Fenglehorn Fried Chicken

Fenglehorn Fried Chicken


  • 2 cups all-purpose flour
  • Fenglehorn FFC Fried Chicken Seasoning
  • 1 cup buttermilk
  • 1 egg
  • Chicken:
    • 1 chicken , cut into 10 pieces (2 wings, 2 legs, 2 thighs and 2 breasts each cut in half to make 4 breast pieces) OR
    • 1 kg Tenderloins/Thigh Fillets/Breast Pieces
  • vegetable oil for frying  OR  canola oil spray for Air Fryer


  1. In large bowl add the buttermilk and egg together and whisk until combined.
  2. Add the chicken to the buttermilk mixture for at least 30mins or even refrigerate overnight (if possible).
  3. Add approx 50g of the spices to the flour in a bowl and mix gently with a fork or whisk.
  4. Remove chicken from the buttermilk and let any excess drip off.
  5. Cover the chicken pieces in the flour/.spice mixture on all sides, then gently shake off the excess coating.
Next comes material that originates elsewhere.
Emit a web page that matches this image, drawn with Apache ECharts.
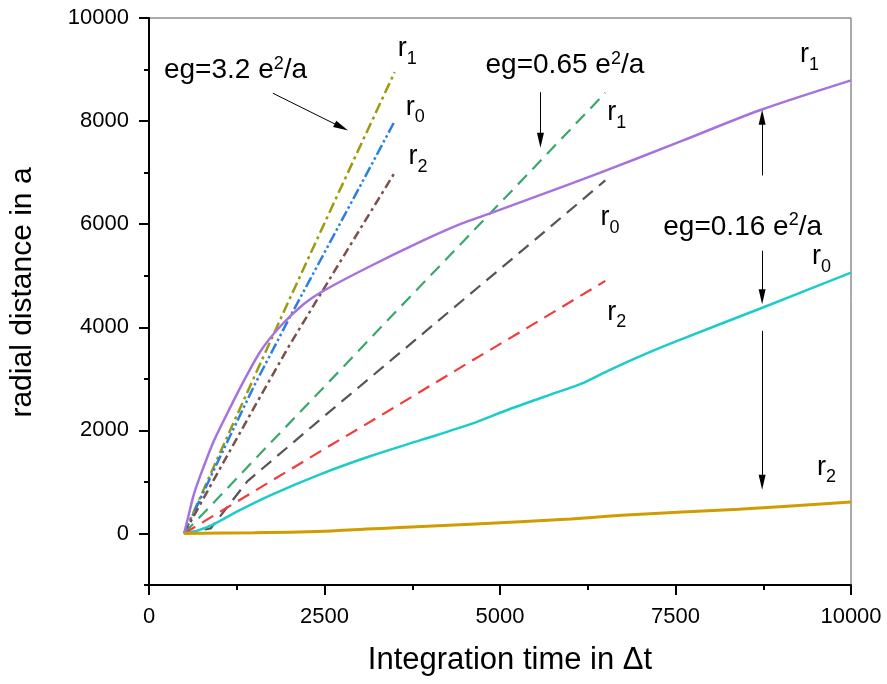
<!DOCTYPE html>
<html>
<head>
<meta charset="utf-8">
<script src="https://cdn.jsdelivr.net/npm/echarts@6/dist/echarts.min.js"></script>
<style>
  html, body { margin: 0; padding: 0; background: #fff; }
  #chart { width: 887px; height: 684px; }
</style>
</head>
<body>
<div id="chart"></div>
<script>
const FONT = '"Liberation Sans", Arial, Helvetica, sans-serif';

// ---- eg = 3.2 e^2/a (dash-dot curves) ----
const t32   = [500, 1000, 1500, 2000, 2500, 3000, 3500];
const r1_32 = [0, 1530, 3040, 4540, 6020, 7490, 8950];
const r0_32 = [0, 1450, 2870, 4180, 5450, 6720, 8000];
const r2_32 = [0, 1230, 2450, 3650, 4770, 5890, 7000];

// ---- eg = 0.65 e^2/a (dashed curves) ----
const t065_r1 = [500, 1000, 1500, 2500, 3500, 4500, 5500, 6500];
const r1_065  = [0, 710, 1430, 2850, 4280, 5700, 7120, 8550];
const t065_r0 = [500, 880, 1400, 2500, 3500, 4500, 5500, 6500];
const r0_065  = [0, 100, 1010, 2280, 3420, 4560, 5700, 6850];
const t065_r2 = [500, 1000, 1500, 2500, 3500, 4500, 5500, 6500];
const r2_065  = [0, 410, 820, 1640, 2450, 3270, 4080, 4900];

// ---- eg = 0.16 e^2/a (solid curves) ----
const t016_r1 = [500, 555, 640, 780, 925, 1166, 1351, 1593, 1878, 2205, 2450, 3100, 3900, 4450, 4820, 5480, 6430, 7600, 8700, 10000];
const r1_016  = [0, 300, 765, 1300, 1800, 2470, 2960, 3545, 4030, 4450, 4680, 5150, 5680, 6010, 6190, 6520, 7000, 7620, 8210, 8790];
const t016_r0 = [500, 700, 925, 1266, 1735, 2447, 3158, 3869, 4580, 5150, 5860, 6150, 6530, 7000, 7525, 8700, 10000];
const r0_016  = [0, 60, 180, 433, 745, 1152, 1502, 1810, 2120, 2420, 2760, 2900, 3150, 3440, 3735, 4360, 5060];
const t016_r2 = [500, 1500, 2600, 3500, 4580, 6000, 6800, 8400, 10000];
const r2_016  = [0, 15, 50, 110, 180, 280, 360, 470, 610];

// ---- axis ticks ----
const xTickValues  = [0, 2500, 5000, 7500, 10000];
const yMajorTicks  = [0, 2000, 4000, 6000, 8000, 10000];
const yMinorTicks  = [-1000, 1000, 3000, 5000, 7000, 9000];

// ---- annotation texts (data coordinates of the left edge / vertical middle) ----
const egLabels = [
  { x: 213,  y: 8979, value: '3.2' },
  { x: 4794, y: 9077, value: '0.65' },
  { x: 7326, y: 5946, value: '0.16' }
];
const rLabels = [
  { x: 3542, y: 9407, idx: '1' },
  { x: 3656, y: 8270, idx: '0' },
  { x: 3698, y: 7308, idx: '2' },
  { x: 6529, y: 8163, idx: '1' },
  { x: 6430, y: 6121, idx: '0' },
  { x: 6529, y: 4293, idx: '2' },
  { x: 9275, y: 9290, idx: '1' },
  { x: 9445, y: 5363, idx: '0' },
  { x: 9516, y: 1279, idx: '2' }
];
// arrows: start point, end point (the arrow head sits at the end)
const arrows = [
  [[1764, 8541], [2741, 7881]],
  [[5576, 8560], [5576, 7626]],
  [[8734, 6946], [8734, 8074]],
  [[8734, 5486], [8734, 4591]],
  [[8734, 3930], [8734, 992]]
];

function zip(xs, ys) { return xs.map((x, i) => [x, ys[i]]); }

function lineSeries(name, xs, ys, color, type, width, smooth) {
  return {
    name: name,
    type: 'line',
    data: zip(xs, ys),
    showSymbol: false,
    symbol: 'none',
    smooth: smooth || false,
    lineStyle: { color: color, width: width, type: type, cap: 'butt' },
    itemStyle: { color: color },
    emphasis: { disabled: true },
    z: 3
  };
}

const chart = echarts.init(document.getElementById('chart'), null, { renderer: 'canvas' });

const series = [
  lineSeries('r1 (3.2)', t32, r1_32, '#9b9b10', [11, 4, 3, 4], 2.5),
  lineSeries('r0 (3.2)', t32, r0_32, '#2a7fe6', [11, 3, 2.5, 3, 2.5, 3], 2.5),
  lineSeries('r2 (3.2)', t32, r2_32, '#7d4f4c', [9, 4, 3, 4], 2.5),
  lineSeries('r1 (0.65)', t065_r1, r1_065, '#3aa86a', [13, 8], 2.2),
  lineSeries('r0 (0.65)', t065_r0, r0_065, '#555555', [13, 8], 2.2),
  lineSeries('r2 (0.65)', t065_r2, r2_065, '#f03c3c', [13, 8], 2.2),
  lineSeries('r1 (0.16)', t016_r1, r1_016, '#a673de', 'solid', 2.5, 0.3),
  lineSeries('r0 (0.16)', t016_r0, r0_016, '#1ccbcc', 'solid', 2.5, 0.3),
  lineSeries('r2 (0.16)', t016_r2, r2_016, '#d09c00', 'solid', 3, 0.3)
];

// arrows drawn as mark lines in data space
series[series.length - 1].markLine = {
  silent: true,
  animation: false,
  symbol: ['none', 'triangle'],
  symbolSize: [7, 15],
  label: { show: false },
  lineStyle: { color: '#000', width: 1, type: 'solid' },
  emphasis: { disabled: true },
  data: arrows.map(a => [{ coord: a[0] }, { coord: a[1] }])
};

chart.setOption({
  animation: false,
  backgroundColor: '#fff',
  grid: {
    left: 148, right: 36, top: 18, bottom: 99,
    show: true, borderColor: '#555', borderWidth: 1, backgroundColor: 'transparent'
  },
  xAxis: {
    type: 'value',
    min: 0, max: 10000, interval: 2500,
    name: 'Integration time in \u0394t',
    nameLocation: 'middle',
    nameGap: 60,
    nameTextStyle: { fontFamily: FONT, fontSize: 31, color: '#000', padding: [0, 0, 0, 20] },
    axisLine: { show: true, onZero: false, lineStyle: { color: '#000', width: 2 } },
    axisTick: { show: true, inside: false, length: 10, lineStyle: { color: '#000', width: 2 } },
    minorTick: { show: true, splitNumber: 2, length: 5, lineStyle: { color: '#000', width: 2 } },
    axisLabel: {
      fontFamily: FONT, fontSize: 22, color: '#000', margin: 21,
      customValues: xTickValues,
      formatter: v => String(v)
    },
    splitLine: { show: false },
    minorSplitLine: { show: false }
  },
  yAxis: [
    {
      type: 'value',
      min: -1000, max: 10000,
      name: 'radial distance in a',
      nameLocation: 'middle',
      nameGap: 111,
      nameTextStyle: { fontFamily: FONT, fontSize: 30, color: '#000', padding: [0, 0, 0, 18] },
      axisLine: { show: true, onZero: false, lineStyle: { color: '#000', width: 2 } },
      axisTick: { show: true, inside: false, length: 10, customValues: yMajorTicks, lineStyle: { color: '#000', width: 2 } },
      axisLabel: {
        fontFamily: FONT, fontSize: 22, color: '#000', margin: 20,
        customValues: yMajorTicks,
        formatter: v => String(v)
      },
      splitLine: { show: false }
    },
    {
      // shorter ticks between the labelled ones
      type: 'value',
      min: -1000, max: 10000,
      position: 'left',
      axisLine: { show: false },
      axisTick: { show: true, inside: false, length: 5, customValues: yMinorTicks, lineStyle: { color: '#000', width: 2 } },
      axisLabel: { show: false },
      splitLine: { show: false }
    }
  ],
  series: series
});

// text annotations placed through the chart's own coordinate conversion
function px(pt) { return chart.convertToPixel({ gridIndex: 0 }, pt); }

const graphics = [];
egLabels.forEach(l => {
  const p = px([l.x, l.y]);
  graphics.push({
    type: 'text',
    x: p[0], y: p[1],
    z: 10,
    style: {
      text: 'eg=' + l.value + ' e{sup|2}/a',
      font: '28px ' + FONT,
      fill: '#000',
      align: 'left',
      verticalAlign: 'middle',
      lineHeight: 32,
      rich: {
        sup: { fontSize: 18, fontFamily: FONT, verticalAlign: 'top', lineHeight: 18, fill: '#000' }
      }
    }
  });
});
rLabels.forEach(l => {
  const p = px([l.x, l.y]);
  graphics.push({
    type: 'text',
    x: p[0], y: p[1],
    z: 10,
    style: {
      text: 'r{sub|' + l.idx + '}',
      font: '27px ' + FONT,
      fill: '#000',
      align: 'left',
      verticalAlign: 'middle',
      lineHeight: 38,
      rich: {
        sub: { fontSize: 18, fontFamily: FONT, verticalAlign: 'bottom', lineHeight: 18, fill: '#000' }
      }
    }
  });
});
chart.setOption({ graphic: graphics });
</script>
</body>
</html>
  6. Let it rest on baking paper for 20-30 minutes.
  7. DEEP FRYING (Definitely a more genuine flavour but far less healthy):
    1. Add oil to a deep fryer or a large pot that is at least 5 inches high so that the chicken can be fully submerged.
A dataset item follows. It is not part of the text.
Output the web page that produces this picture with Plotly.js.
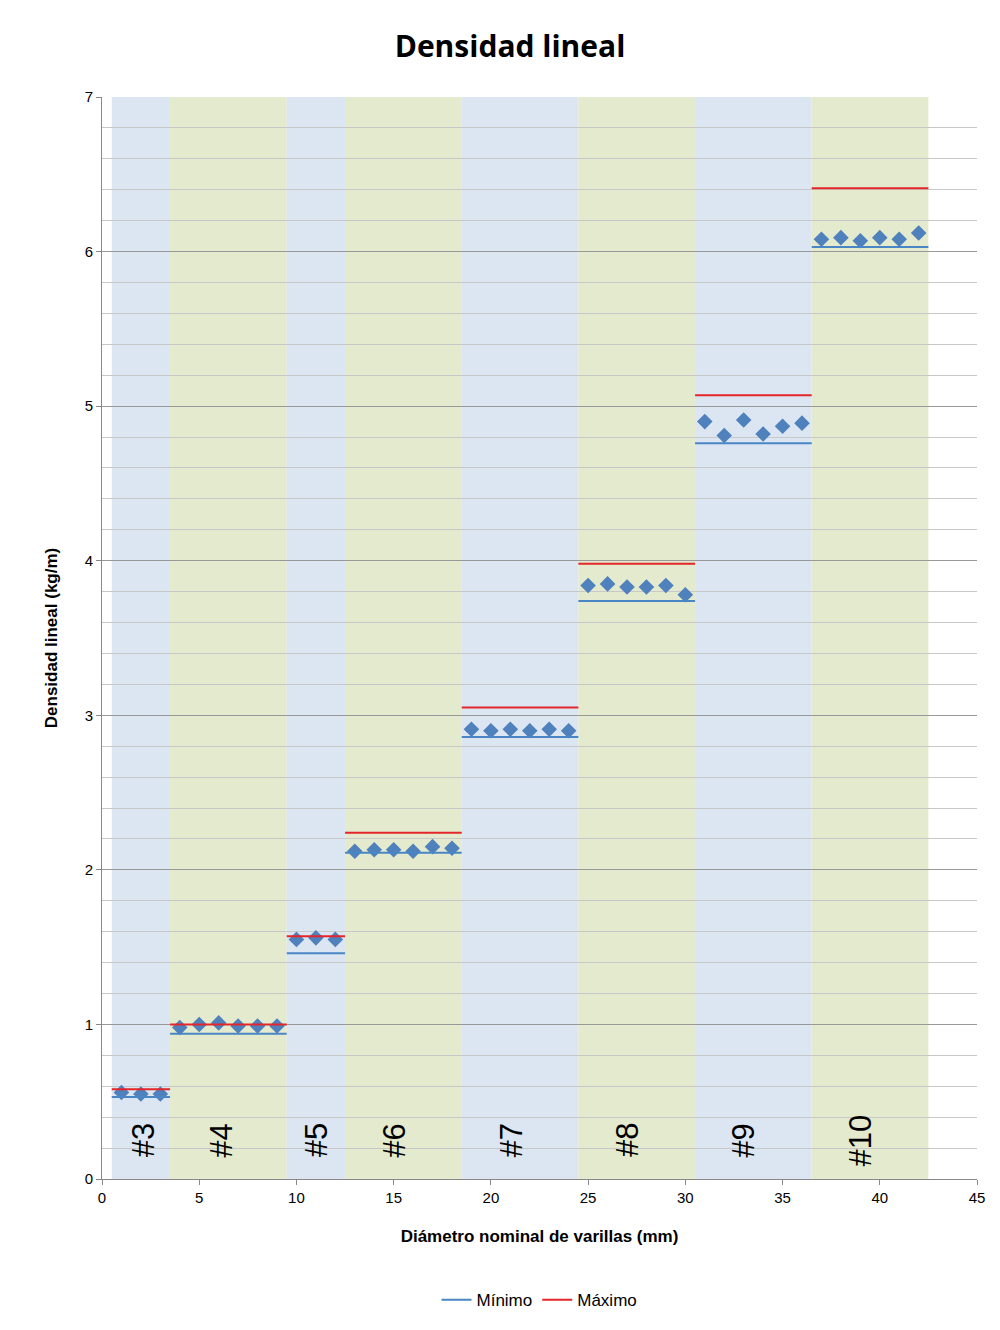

    2. Heat the oil to 180c (350f) and fry in small batches for 15-18 minutes.
    3. Remove the chicken from the oil and add to a drying rack on top of a clean cookie sheet.
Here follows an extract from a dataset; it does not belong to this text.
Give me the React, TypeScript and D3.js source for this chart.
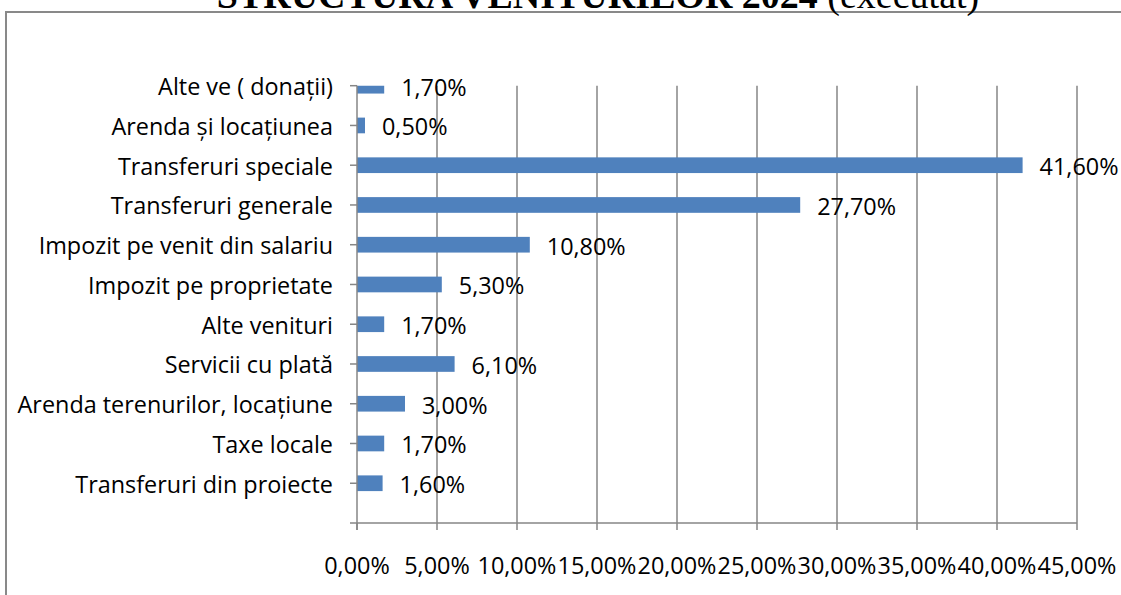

  8. AIR FRYING (Much less oil, less messy and still an awesome result!)
    1. Lightly spray chicken all over with canola spray
    2. Place small batches in Air Fryer at 180c (350f) for 12-15 minutes
    3. Place on cookie/cake rack in moderate oven (150c) while batches are finished

NOTE: If you place the cooked chicken on a paper towel to drain, the bottom of the coating will become soft.